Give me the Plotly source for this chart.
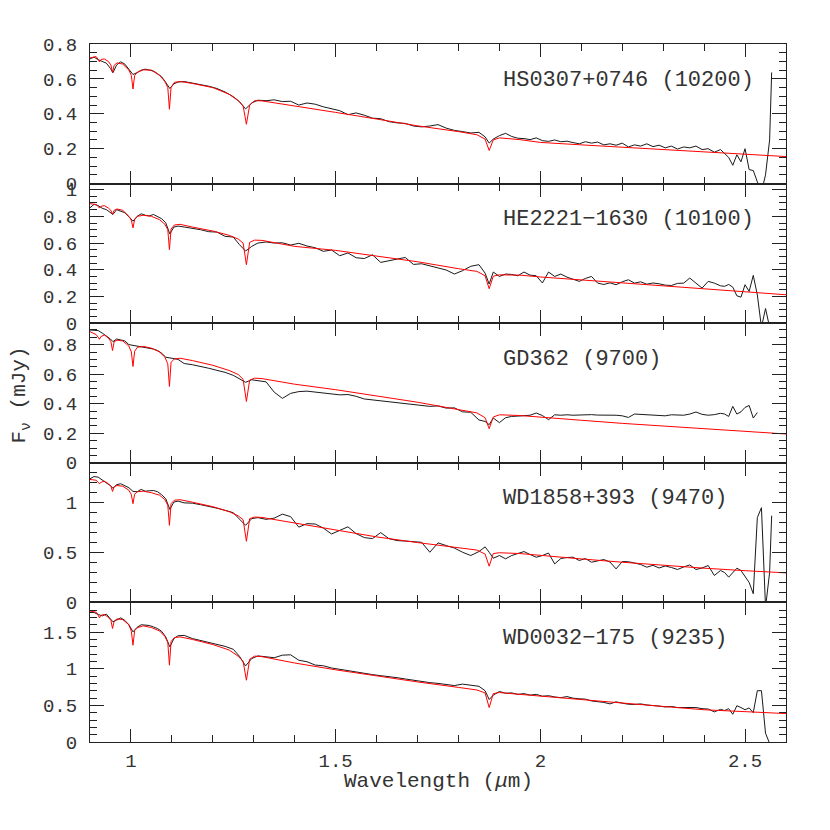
import plotly.graph_objects as go
from plotly.subplots import make_subplots

# ---------------- data ----------------
obs_wl = [
    0.900, 0.910, 0.920, 0.930, 0.940, 0.950, 0.956, 0.965, 0.975, 0.985,
    0.995, 1.005, 1.015, 1.025, 1.035, 1.045, 1.055, 1.065, 1.075, 1.085,
    1.095, 1.105, 1.115, 1.130, 1.150, 1.170, 1.190, 1.210, 1.230, 1.250,
    1.265, 1.280, 1.295, 1.310, 1.330, 1.350, 1.370, 1.390, 1.410, 1.430,
    1.450, 1.470, 1.490, 1.510, 1.530, 1.550, 1.570, 1.590, 1.610, 1.630,
    1.650, 1.670, 1.690, 1.710, 1.730, 1.750, 1.770, 1.790, 1.810, 1.830,
    1.850, 1.865, 1.875, 1.885, 1.900, 1.915, 1.930, 1.945, 1.960, 1.975,
    1.990, 2.005, 2.020, 2.035, 2.050, 2.065, 2.080, 2.095, 2.110, 2.125,
    2.140, 2.155, 2.170, 2.185, 2.200, 2.215, 2.230, 2.245, 2.260, 2.275,
    2.290, 2.305, 2.320, 2.335, 2.350, 2.365, 2.380, 2.395, 2.410, 2.425,
    2.440, 2.450, 2.460, 2.470, 2.480, 2.490, 2.500, 2.510, 2.520, 2.530,
    2.540, 2.550, 2.560, 2.565,
]

model_wl = [
    0.900, 0.915, 0.920, 0.923, 0.927, 0.935, 0.945, 0.951, 0.955, 0.959,
    0.966, 0.980, 0.995, 1.001, 1.005, 1.009, 1.016, 1.030, 1.050, 1.070,
    1.083, 1.090, 1.094, 1.098, 1.106, 1.120, 1.150, 1.200, 1.240, 1.262,
    1.274, 1.282, 1.290, 1.302, 1.320, 1.400, 1.500, 1.600, 1.700, 1.800,
    1.845, 1.865, 1.875, 1.885, 1.900, 1.950, 2.000, 2.100, 2.200, 2.300,
    2.400, 2.500, 2.600,
]

star_labels = [
    "HS0307+0746 (10200)",
    "HE2221\u22121630 (10100)",
    "GD362 (9700)",
    "WD1858+393 (9470)",
    "WD0032\u2212175 (9235)",
]

obs_hs0307 = [
    0.715, 0.725, 0.710, 0.700, 0.690, 0.660, 0.635, 0.680, 0.698, 0.685,
    0.655, 0.625, 0.636, 0.650, 0.656, 0.652, 0.645, 0.630, 0.612, 0.580,
    0.545, 0.572, 0.582, 0.585, 0.577, 0.568, 0.558, 0.545, 0.525, 0.498,
    0.470, 0.428, 0.462, 0.478, 0.475, 0.480, 0.470, 0.472, 0.450, 0.462,
    0.455, 0.440, 0.428, 0.418, 0.395, 0.405, 0.392, 0.375, 0.372, 0.355,
    0.348, 0.345, 0.330, 0.325, 0.330, 0.338, 0.318, 0.305, 0.298, 0.290,
    0.294, 0.268, 0.232, 0.255, 0.275, 0.288, 0.270, 0.260, 0.258, 0.252,
    0.262, 0.246, 0.242, 0.250, 0.240, 0.243, 0.235, 0.228, 0.240, 0.232,
    0.238, 0.222, 0.228, 0.220, 0.232, 0.210, 0.222, 0.215, 0.228, 0.212,
    0.220, 0.205, 0.215, 0.198, 0.210, 0.205, 0.215, 0.195, 0.200, 0.180,
    0.195, 0.175, 0.150, 0.105, 0.165, 0.125, 0.200, 0.080, 0.075, 0.010,
    -0.050, 0.050, 0.250, 0.637,
]
model_hs0307 = [
    0.720, 0.728, 0.712, 0.698, 0.712, 0.714, 0.700, 0.680, 0.637, 0.678,
    0.692, 0.685, 0.650, 0.620, 0.542, 0.620, 0.638, 0.652, 0.650, 0.620,
    0.585, 0.550, 0.426, 0.550, 0.580, 0.585, 0.574, 0.550, 0.512, 0.475,
    0.445, 0.340, 0.450, 0.475, 0.474, 0.446, 0.408, 0.370, 0.331, 0.298,
    0.280, 0.255, 0.190, 0.250, 0.262, 0.252, 0.236, 0.222, 0.209, 0.196,
    0.182, 0.168, 0.155,
]

obs_he2221 = [
    0.864, 0.890, 0.880, 0.860, 0.850, 0.830, 0.814, 0.850, 0.840, 0.827,
    0.797, 0.764, 0.800, 0.819, 0.808, 0.803, 0.814, 0.800, 0.782, 0.752,
    0.668, 0.720, 0.727, 0.720, 0.712, 0.700, 0.685, 0.682, 0.650, 0.645,
    0.588, 0.540, 0.575, 0.600, 0.608, 0.600, 0.602, 0.585, 0.598, 0.578,
    0.565, 0.538, 0.548, 0.505, 0.526, 0.490, 0.484, 0.512, 0.455, 0.470,
    0.480, 0.492, 0.440, 0.445, 0.428, 0.412, 0.398, 0.368, 0.393, 0.426,
    0.438, 0.375, 0.293, 0.383, 0.350, 0.368, 0.365, 0.355, 0.383, 0.360,
    0.355, 0.301, 0.383, 0.350, 0.368, 0.345, 0.328, 0.313, 0.335, 0.350,
    0.300, 0.290, 0.302, 0.288, 0.310, 0.325, 0.300, 0.310, 0.292, 0.301,
    0.295, 0.285, 0.282, 0.298, 0.300, 0.338, 0.300, 0.263, 0.313, 0.300,
    0.280, 0.276, 0.290, 0.270, 0.205, 0.195, 0.288, 0.238, 0.358, 0.212,
    -0.030, 0.110, -0.030, None,
]
model_he2221 = [
    0.895, 0.888, 0.875, 0.862, 0.875, 0.880, 0.862, 0.845, 0.815, 0.845,
    0.855, 0.845, 0.800, 0.770, 0.714, 0.775, 0.800, 0.808, 0.800, 0.775,
    0.740, 0.700, 0.551, 0.705, 0.735, 0.740, 0.720, 0.690, 0.658, 0.630,
    0.600, 0.438, 0.605, 0.622, 0.620, 0.575, 0.545, 0.505, 0.460, 0.408,
    0.388, 0.355, 0.258, 0.352, 0.362, 0.360, 0.346, 0.324, 0.301, 0.280,
    0.258, 0.236, 0.213,
]

obs_gd362 = [
    0.899, 0.899, 0.895, 0.878, 0.860, 0.838, 0.820, 0.838, 0.832, 0.825,
    0.800, 0.795, 0.791, 0.789, 0.785, 0.778, 0.770, 0.760, 0.742, 0.715,
    0.708, 0.705, 0.700, 0.672, 0.664, 0.654, 0.640, 0.626, 0.612, 0.592,
    0.568, 0.545, 0.562, 0.556, 0.548, 0.478, 0.436, 0.470, 0.482, 0.485,
    0.478, 0.472, 0.468, 0.460, 0.462, 0.450, 0.432, 0.426, 0.420, 0.415,
    0.404, 0.400, 0.393, 0.388, 0.382, 0.385, 0.370, 0.372, 0.345, 0.342,
    0.290, 0.280, 0.258, 0.303, 0.272, 0.305, 0.314, 0.316, 0.320, 0.322,
    0.337, 0.320, 0.292, 0.325, 0.322, 0.325, 0.322, 0.324, 0.322, 0.326,
    0.323, 0.324, 0.320, 0.322, 0.318, 0.307, 0.330, 0.328, 0.322, 0.323,
    0.322, 0.318, 0.325, 0.321, 0.322, 0.330, 0.344, 0.328, 0.322, 0.326,
    0.335, 0.330, 0.314, 0.382, 0.330, 0.345, 0.375, 0.388, 0.303, 0.340,
    None, None, None, None,
]
model_gd362 = [
    0.888, 0.868, 0.850, 0.836, 0.855, 0.865, 0.845, 0.820, 0.760, 0.820,
    0.830, 0.825, 0.790, 0.750, 0.652, 0.755, 0.782, 0.788, 0.776, 0.750,
    0.715, 0.670, 0.517, 0.680, 0.703, 0.708, 0.692, 0.660, 0.625, 0.598,
    0.565, 0.415, 0.560, 0.573, 0.570, 0.532, 0.495, 0.452, 0.410, 0.360,
    0.338, 0.305, 0.231, 0.310, 0.325, 0.320, 0.308, 0.288, 0.267, 0.249,
    0.231, 0.213, 0.195,
]

obs_wd1858 = [
    1.240, 1.262, 1.256, 1.228, 1.205, 1.170, 1.146, 1.180, 1.190, 1.172,
    1.150, 1.113, 1.110, 1.133, 1.115, 1.120, 1.122, 1.110, 1.080, 1.040,
    0.933, 1.006, 1.016, 0.998, 0.995, 0.980, 0.965, 0.945, 0.923, 0.900,
    0.835, 0.773, 0.840, 0.850, 0.833, 0.845, 0.885, 0.860, 0.755, 0.790,
    0.786, 0.745, 0.686, 0.720, 0.758, 0.690, 0.650, 0.640, 0.700, 0.640,
    0.620, 0.615, 0.610, 0.603, 0.503, 0.597, 0.570, 0.545, 0.503, 0.470,
    0.510, 0.557, 0.503, 0.443, 0.470, 0.437, 0.470, 0.490, 0.510, 0.480,
    0.453, 0.470, 0.495, 0.386, 0.440, 0.450, 0.453, 0.420, 0.440, 0.403,
    0.420, 0.430, 0.405, 0.336, 0.410, 0.408, 0.395, 0.380, 0.353, 0.372,
    0.345, 0.365, 0.350, 0.330, 0.355, 0.376, 0.330, 0.345, 0.370, 0.270,
    0.320, 0.300, 0.253, 0.300, 0.343, 0.320, 0.260, 0.200, 0.087, 0.850,
    0.950, -0.050, 0.300, 0.870,
]
model_wd1858 = [
    1.233, 1.225, 1.205, 1.190, 1.205, 1.215, 1.190, 1.165, 1.113, 1.160,
    1.172, 1.165, 1.125, 1.080, 0.990, 1.085, 1.110, 1.115, 1.100, 1.075,
    1.030, 0.975, 0.773, 0.990, 1.025, 1.030, 1.005, 0.960, 0.910, 0.868,
    0.830, 0.613, 0.840, 0.856, 0.852, 0.797, 0.727, 0.657, 0.600, 0.549,
    0.525, 0.485, 0.363, 0.490, 0.498, 0.490, 0.470, 0.436, 0.403, 0.372,
    0.343, 0.318, 0.296,
]

obs_wd0032 = [
    1.767, 1.767, 1.740, 1.721, 1.745, 1.680, 1.640, 1.663, 1.694, 1.660,
    1.600, 1.503, 1.565, 1.600, 1.598, 1.590, 1.570, 1.548, 1.510, 1.434,
    1.298, 1.412, 1.450, 1.455, 1.412, 1.385, 1.360, 1.335, 1.305, 1.265,
    1.170, 1.038, 1.139, 1.175, 1.162, 1.150, 1.185, 1.190, 1.116, 1.095,
    1.050, 1.040, 1.010, 0.990, 0.975, 0.960, 0.940, 0.920, 0.905, 0.895,
    0.878, 0.860, 0.840, 0.825, 0.810, 0.800, 0.785, 0.770, 0.790, 0.775,
    0.760, 0.700, 0.580, 0.640, 0.690, 0.665, 0.670, 0.650, 0.660, 0.640,
    0.650, 0.625, 0.632, 0.615, 0.605, 0.620, 0.598, 0.590, 0.585, 0.560,
    0.552, 0.540, 0.520, 0.548, 0.530, 0.515, 0.512, 0.520, 0.505, 0.501,
    0.490, 0.478, 0.485, 0.470, 0.468, 0.462, 0.470, 0.455, 0.450, 0.411,
    0.445, 0.430, 0.455, 0.378, 0.495, 0.470, 0.440, 0.465, 0.400, 0.700,
    0.700, 0.120, -0.020, None,
]
model_wd0032 = [
    1.786, 1.772, 1.730, 1.694, 1.730, 1.740, 1.700, 1.660, 1.549, 1.650,
    1.680, 1.670, 1.600, 1.510, 1.321, 1.520, 1.560, 1.585, 1.562, 1.515,
    1.440, 1.360, 1.048, 1.370, 1.425, 1.434, 1.400, 1.330, 1.255, 1.170,
    1.100, 0.843, 1.130, 1.172, 1.165, 1.078, 0.985, 0.900, 0.820, 0.745,
    0.710, 0.670, 0.470, 0.660, 0.675, 0.650, 0.625, 0.575, 0.528, 0.485,
    0.440, 0.410, 0.388,
]

y_ranges = [[0, 0.8], [0, 1.045], [0, 0.945], [0, 1.4], [0, 1.905]]
y_major = [0.2, 0.2, 0.2, 0.5, 0.5]
y_minor = [0.05, 0.05, 0.05, 0.1, 0.1]

observed = [obs_hs0307, obs_he2221, obs_gd362, obs_wd1858, obs_wd0032]
models = [model_hs0307, model_he2221, model_gd362, model_wd1858, model_wd0032]

for o in observed:
    assert len(o) == len(obs_wl), (len(o), len(obs_wl))
for m in models:
    assert len(m) == len(model_wl), (len(m), len(model_wl))

# ---------------- figure ----------------
FONT = "Liberation Mono"
TXT = "#333333"
AX = "#222222"

fig = make_subplots(rows=5, cols=1, shared_xaxes=True, vertical_spacing=0)

for i in range(5):
    r = i + 1
    fig.add_trace(go.Scatter(x=obs_wl, y=observed[i], mode="lines",
                             line=dict(color="#1a1a1a", width=1),
                             connectgaps=False, showlegend=False,
                             hoverinfo="skip"), row=r, col=1)
    fig.add_trace(go.Scatter(x=model_wl, y=models[i], mode="lines",
                             line=dict(color="#ff0000", width=1),
                             showlegend=False, hoverinfo="skip"),
                  row=r, col=1)
    fig.update_yaxes(range=y_ranges[i], tick0=0, dtick=y_major[i],
                     ticks="inside", ticklen=14, tickwidth=1, tickcolor=AX,
                     minor=dict(ticks="inside", dtick=y_minor[i], tick0=0,
                                ticklen=7, tickwidth=1, tickcolor=AX),
                     showline=True, linecolor=AX, linewidth=1,
                     mirror="allticks", showgrid=False, zeroline=False,
                     ticklabelstandoff=8,
                     tickfont=dict(family=FONT, size=19, color=TXT),
                     row=r, col=1)
    fig.update_xaxes(range=[0.9, 2.6], tick0=0, dtick=0.5,
                     ticks="inside", ticklen=13, tickwidth=1, tickcolor=AX,
                     minor=dict(ticks="inside", dtick=0.1, tick0=0,
                                ticklen=7, tickwidth=1, tickcolor=AX),
                     showline=True, linecolor=AX, linewidth=1,
                     mirror="allticks", showgrid=False, zeroline=False,
                     tickfont=dict(family=FONT, size=19, color=TXT),
                     row=r, col=1)
    xref = "x" if r == 1 else f"x{r}"
    yref = "y domain" if r == 1 else f"y{r} domain"
    fig.add_annotation(text=star_labels[i], x=1.903, xref=xref,
                       y=0.742, yref=yref, xanchor="left", yanchor="middle",
                       showarrow=False,
                       font=dict(family=FONT, size=22, color=TXT))

fig.update_xaxes(ticklabelstandoff=1, row=5, col=1)

fig.add_annotation(text="Wavelength (<i>\u03bc</i>m)", x=0.5, xref="paper",
                   y=-0.057, yref="paper", xanchor="center", yanchor="middle",
                   showarrow=False, font=dict(family=FONT, size=21, color=TXT))
fig.add_annotation(text="F<sub>\u03bd</sub> (mJy)", x=-0.100, xref="paper",
                   y=0.497, yref="paper", xanchor="center", yanchor="middle",
                   textangle=-90, showarrow=False,
                   font=dict(family=FONT, size=21, color=TXT))

fig.update_layout(width=830, height=830,
                  margin=dict(l=82, r=52, t=36, b=96),
                  paper_bgcolor="white", plot_bgcolor="white",
                  showlegend=False)

fig.write_html("out.html")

# [STATED GOAL]
Begin at the first line of the data above and repeat each line exactly, stopping after the line containing "from plotly.subplots import make_subplots". Omit the pictures.

# [THE ANSWER]
Give me the Plotly source for this chart.
import plotly.graph_objects as go
from plotly.subplots import make_subplots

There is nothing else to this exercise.